Things are far from clear to me after that many exchanges.

So you are not only interested in a single peak plus surround of an image?
Do you start with the highest peak?

Could you please explain what is the goal of your analysis?

Please post the original sample image as TIFF or PNG file.





Are you familiar with the watersheds in image processing? At quick glance, your goal seems to be identical to the watershed algorithm applied on the negative (or inverse) of your intensities (“topographic map”).

@Herbie 's suggestion above would be “Watershed by flooding”

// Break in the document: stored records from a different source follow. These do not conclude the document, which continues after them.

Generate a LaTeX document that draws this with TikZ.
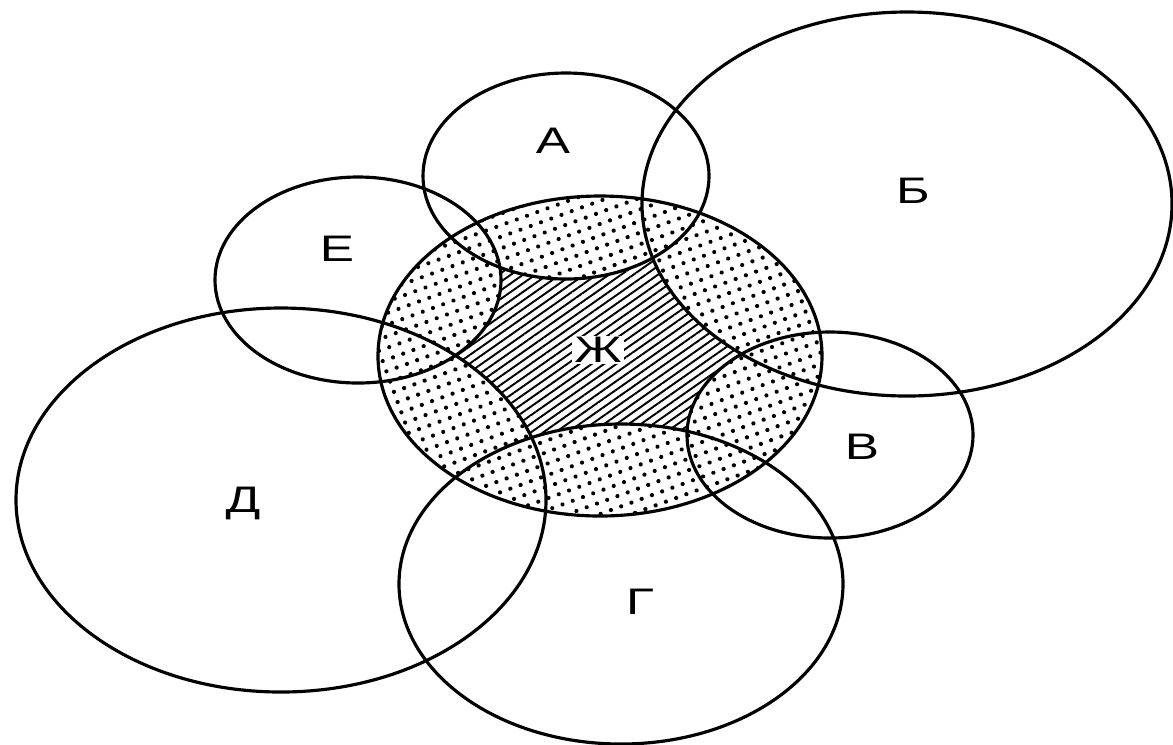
\documentclass[tikz,border=0pt]{standalone}
\usepackage{fontspec}
\setsansfont{Liberation Sans}
\usepackage{tikz}
\usetikzlibrary{patterns.meta}
\tikzset{
  setc/.style={line width=0.9pt},
  lbl/.style={font=\sffamily\fontsize{10.5}{10.5}\selectfont, inner sep=1pt, xscale=1.39},
  small/.style={x radius=143, y radius=103},
  mid/.style={x radius=222, y radius=160},
  big/.style={x radius=265, y radius=192},
  dotsf/.style={preaction={fill=white}, pattern={Dots[distance=3.1pt, radius=0.6pt, angle=20]}},
  hatchf/.style={preaction={fill=white}, pattern={Lines[angle=35, distance=2pt, line width=0.55pt]}},
  every picture/.style={line cap=round, line join=round}
}
\begin{document}
\begin{tikzpicture}[x=0.01cm, y=-0.01cm]
  \useasboundingbox (0,0) rectangle (1173,744);

  % centres of the sets
  \coordinate (cA) at (566,176);
  \coordinate (cB) at (907,204);
  \coordinate (cV) at (830,435);
  \coordinate (cG) at (621,584);
  \coordinate (cD) at (281,500);
  \coordinate (cE) at (358,280);
  \coordinate (cZ) at (600,356);

  % inside of Ж: hatched core, dotted overlaps
  \begin{scope}
    \clip (cZ) ellipse [mid];
    \fill[hatchf] (cZ) ellipse [mid];
    \foreach \c/\r in {cA/small, cB/big, cV/small, cG/mid, cD/big, cE/small}
      \fill[dotsf] (\c) ellipse [\r];
  \end{scope}

  % outlines
  \draw[setc] (cA) ellipse [small];
  \draw[setc] (cB) ellipse [big];
  \draw[setc] (cV) ellipse [small];
  \draw[setc] (cG) ellipse [mid];
  \draw[setc] (cD) ellipse [big];
  \draw[setc] (cE) ellipse [small];
  \draw[setc] (cZ) ellipse [mid];

  \node[lbl] (lA) at (553,141) {А};
  \node[lbl] (lB) at (913,191) {Б};
  \node[lbl] (lV) at (862,447) {В};
  \node[lbl] (lG) at (640,602) {Г};
  \node[lbl] (lD) at (243,503) {Д};
  \node[lbl] (lE) at (337,249) {Е};
  \node[lbl, fill=white, inner sep=0.5pt] (lZ) at (598,350) {Ж};
\end{tikzpicture}
\end{document}
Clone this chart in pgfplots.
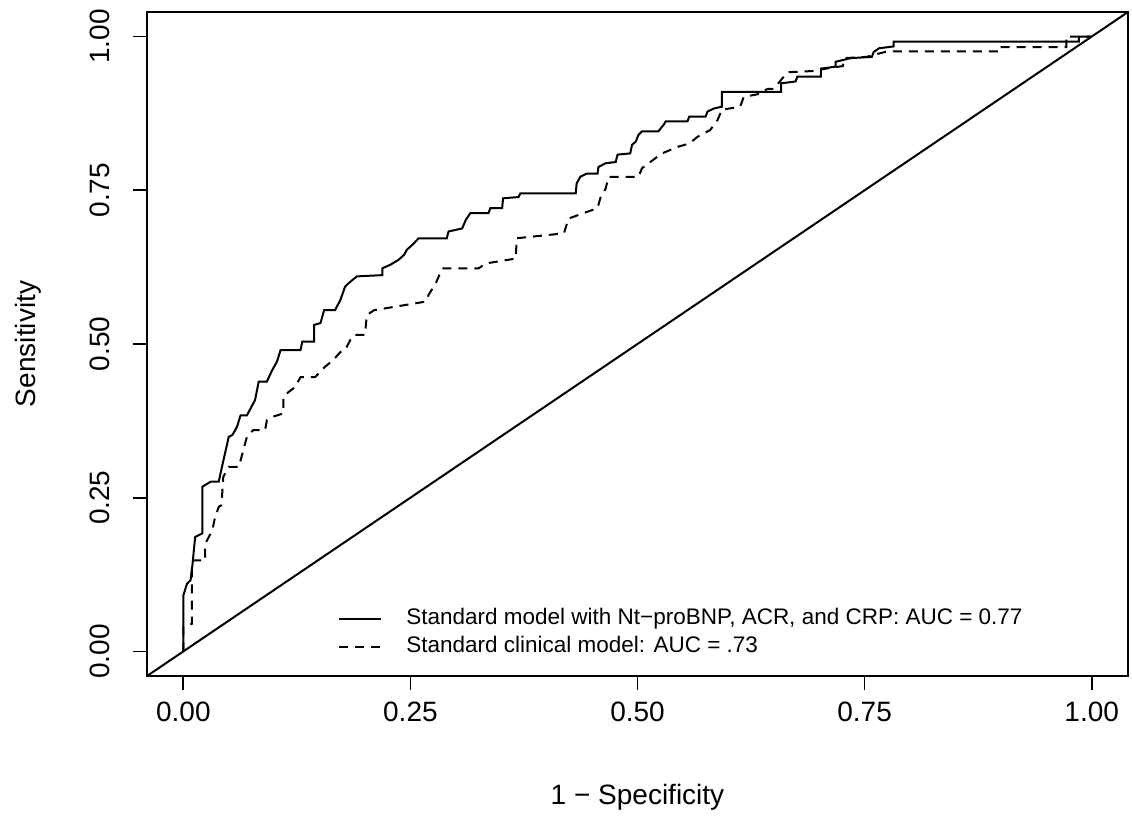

@bogovicj: Unless I misunderstand you, when I apply Watershed, I need a binary image. The ImageJ error message when applied to my sample image or the inverted of my sample image thus is "Watershed: 8-bit binary image (0 and 255) required."
Making the image binary in the proper way is the problem. Maybe I overlook the obvious?


Watershed can and should be run on grayscale images.

The Classic Watershed plugin runs on any grayscale image (8, 16 and 32-bit) in 2D and 3D.

from https://imagej.net/Classic_Watershed


Marvellous. It calculated exactly what I need, and in under three minutes. Thanks!


Hello @eljonco,
I’m sorry to butt in here, but could you (please) send a finished image so that I may more understand exactly it is you were looking for?
It was a very interesting conversation and I would like to remember it for future reference.
Sorry for any trouble but I am relatively new to ImageJ and its very steep learning curve.



A little clarification: Consider this as a mountain landscape. The watershed method places a trench around a peak and this trench has the highest altitutde on the saddle point between two peaks. The trench runs downhill to either side, but since we are looking for a horizontal ‘rope’ around the peak we don’t want to descend, go lower, than the saddle point’s altitude.

We do however now have obtained the height we were looking for. Reading the altitude from the saddle point, we encircle our peak at the same height until we return at our saddle point. Coding “is left as an excercise to the student” and is almost trivial using a setThreshold(saddlepointAltitude,peakAltitude) and a doWand(saddlepointx,saddlepointy).